Bring on round two.
That seems to be the sentiment surrounding the remaining teams in the Ontario Hockey League playoffs and the Brampton Battalion are certainly no different.
After dispatching the Sudbury Wolves in four straight games, the Battalion have had over a week to rest up and await the start of the second round. In what should have been a trying, physical series, Brampton emerged unscathed by the Wolves and even welcomed injured forward Brandon Robinson back into the lineup.
With a victory over the Oshawa Generals, and some help from the other top seeded teams, the Niagara IceDogs drew Brampton as their round two rivals.
As the fourth seed, the Battalion held home ice in the series against Sudbury, but will forfeit that luxury for the remainder of the playoffs, barring a meeting with Saginaw in the OHL finals. This will be crucial in a series against an IceDogs squad with so much firepower. One of the strengths the Battalion had in round one was the ability to get their matchups. Cameron Wind and Zach Bell combined to almost completely shut down league leading scorer Michael Sgarbossa.
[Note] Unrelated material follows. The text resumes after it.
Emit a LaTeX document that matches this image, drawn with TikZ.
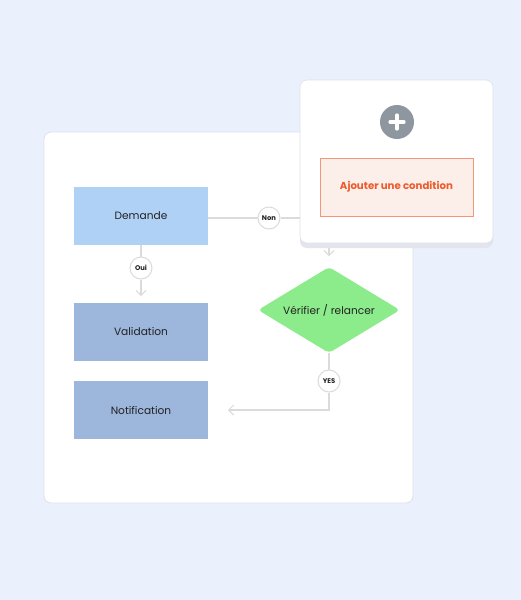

With that being said, behind that top line, the Wolves didn’t have significant depth scoring. That won’t be the case with the triple headed monster that is the Niagara offense. For Battalion Coach Stan Butler, it will be about picking his poison. Does he put the Wind-Bell unit up against the OA’s in Pacan-Friesen-Agozzino? Or are they better served up against the Strome-Hamilton line? That’s not to forget about other players like Tom Kuhnackl, Brett Ritchie and Steven Shipley. This will increase the pressure on unit two pairing Dylan Blujus and Marcus McIvor significantly.
“That whole team, we gotta give them credit, they’re a great hockey team” said Bell referring to his round two opponents. “If we don’t have home ice, then we just have to take care of what’s on the ice and leave it in the other four D’s hands. I believe in those guys a lot.”
This all isn't to suggest that Brampton hasn’t had its share of firepower. Sam Carrick will be looked upon to continue his stellar offensive play for the Battalion. After recently signing his entry-level contract with the Toronto Maple Leafs, it’s safe to assume that this will be Carrick’s last run at an OHL championship. He has centred Barclay Goodrow all season and the pair show undeniable chemistry in the offensive zone. Phil Lane has contributed in all areas for Brampton all year and hasn't shown signs of slowing in the playoffs. Brandon Robinson has been matched with the duo of Carrick and Goodrow at different points throughout the season and has rounded out that line nicely.
“It was key that I got into at least a couple games last series. We knew we’d probably be playing Niagara in the next series and I didn’t want to jump back in against those guys” said Robinson of his return in the Sudbury series. “They took four off of us this year, we got two from them so it’s going to be a close battle all series.”
In a close battle, Brampton will rely heavily on role players like OA Brett Mackie and versatile centre and former IceDog property Jamie Lewis.
“We definitely have to match up lines and play Battalion hockey and just work” said Lewis. “It’s definitely tough when they have last change, but we’re going to have to do our best.”
Mackie, who played the agitator role to perfection against the Wolves, will be looking to do much of the same against Niagara. “I’ve always kind of played that role and I try to stick to my own game whether it’s in the playoffs or the regular season” said Mackie. “With the guys on my line, it’s good because I can play that role and they’ll put the puck in the net.”
With a significant number of players returning from last year’s series sweep by Niagara, there is added intensity to this rivalry. “It’s going to be chippy, it’s going to be gritty, a lot of little battles and a lot of chirping, but it’s playoff hockey and you have to expect that” said Bell. As a relatively new face to this rivalry, Brett Mackie may have summed up the feelings best heading into the series. “Obviously with the guys coming back from last year, they’re going to want to win as bad as I do because I don’t like playing against Niagara at all.”